Pictures excluded, return the lines below from the first through the line holding "import plotly.graph_objects as go".

-------- Dataset extract --------

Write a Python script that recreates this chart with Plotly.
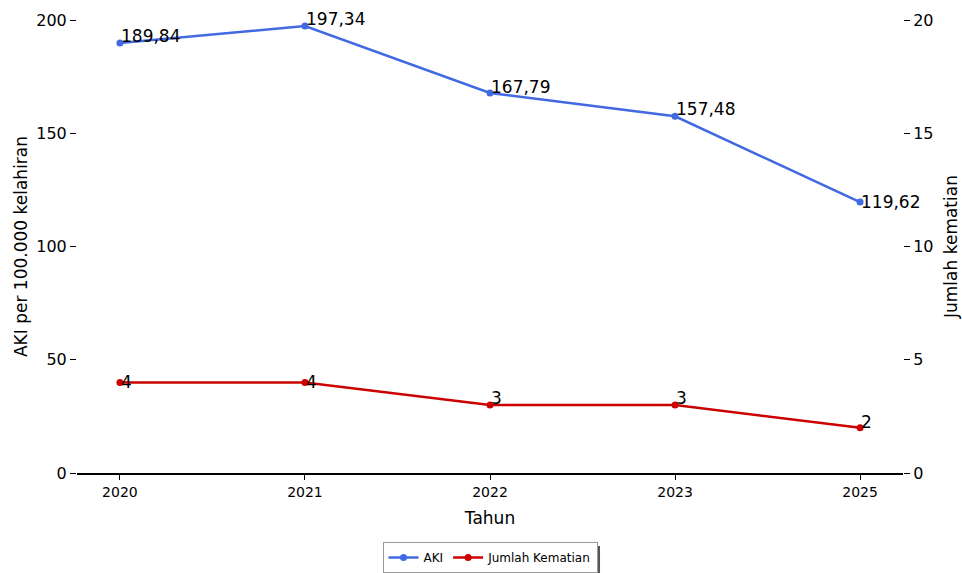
import plotly.graph_objects as go

years = ["2020", "2021", "2022", "2023", "2025"]
aki = [189.84, 197.34, 167.79, 157.48, 119.62]
aki_labels = ["189,84", "197,34", "167,79", "157,48", "119,62"]
deaths = [4, 4, 3, 3, 2]
death_labels = ["4", "4", "3", "3", "2"]
aki_label_lift = [7, 7, 6, 7, 0]
death_label_lift = [0, 0, 7, 7, 6]

FONT = "DejaVu Sans, Verdana, sans-serif"
BLUE = "#4169E1"
RED = "#CC0000"

fig = go.Figure()
fig.add_trace(go.Scatter(
    x=years, y=aki, name="AKI", mode="lines+markers",
    line=dict(color=BLUE, width=2.5), marker=dict(size=7, color=BLUE),
    cliponaxis=False, yaxis="y"))
fig.add_trace(go.Scatter(
    x=years, y=deaths, name="Jumlah Kematian", mode="lines+markers",
    line=dict(color=RED, width=2.5), marker=dict(size=7, color=RED),
    cliponaxis=False, yaxis="y2"))

for i, (yv, t, s) in enumerate(zip(aki, aki_labels, aki_label_lift)):
    fig.add_annotation(x=i, y=yv, xref="x", yref="y", text=t, showarrow=False,
                       xanchor="left", yanchor="middle", xshift=-1, yshift=s,
                       font=dict(family=FONT, size=17, color="black"))
for i, (yv, t, s) in enumerate(zip(deaths, death_labels, death_label_lift)):
    fig.add_annotation(x=i, y=yv, xref="x", yref="y2", text=t, showarrow=False,
                       xanchor="left", yanchor="middle", xshift=-1, yshift=s,
                       font=dict(family=FONT, size=17, color="black"))

# legend drop shadow
fig.add_shape(type="rect", xref="paper", yref="paper",
              x0=0.3741, x1=0.6332, y0=-0.2274, y1=-0.1611,
              fillcolor="#555555", line=dict(width=0), layer="above")

fig.update_layout(
    width=962, height=573,
    margin=dict(l=77, r=59, t=20, b=100),
    paper_bgcolor="white", plot_bgcolor="white",
    font=dict(family=FONT, color="black"),
    xaxis=dict(type="category", range=[-0.232, 4.232], automargin=False,
               showline=True, linecolor="black", linewidth=1.5,
               ticks="outside", ticklen=5, tickcolor="black",
               showgrid=False, zeroline=False,
               tickfont=dict(size=14),
               title=dict(text="Tahun", font=dict(size=17), standoff=14)),
    yaxis=dict(range=[0, 200], tickvals=[0, 50, 100, 150, 200], automargin=False,
               showline=False, showgrid=False, zeroline=False,
               ticks="outside", ticklen=6, tickcolor="black",
               tickfont=dict(size=16),
               title=dict(text="AKI per 100.000 kelahiran", font=dict(size=17), standoff=4)),
    yaxis2=dict(range=[0, 20], tickvals=[0, 5, 10, 15, 20], overlaying="y", side="right",
                automargin=False,
                showline=False, showgrid=False, zeroline=False,
                ticks="outside", ticklen=6, tickcolor="black",
                tickfont=dict(size=16),
                title=dict(text="Jumlah kematian", font=dict(size=17), standoff=12)),
    legend=dict(orientation="h", xref="paper", x=0.5, xanchor="center",
                yref="container", y=0.0, yanchor="bottom",
                bordercolor="#999999", borderwidth=1, bgcolor="white",
                font=dict(size=12)),
    showlegend=True,
)
fig.write_html("out.html", config={"displayModeBar": False},
               post_script="document.body.style.margin='0';")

--------

Answer to the problem:
Write a Python script that recreates this chart with Plotly.
import plotly.graph_objects as go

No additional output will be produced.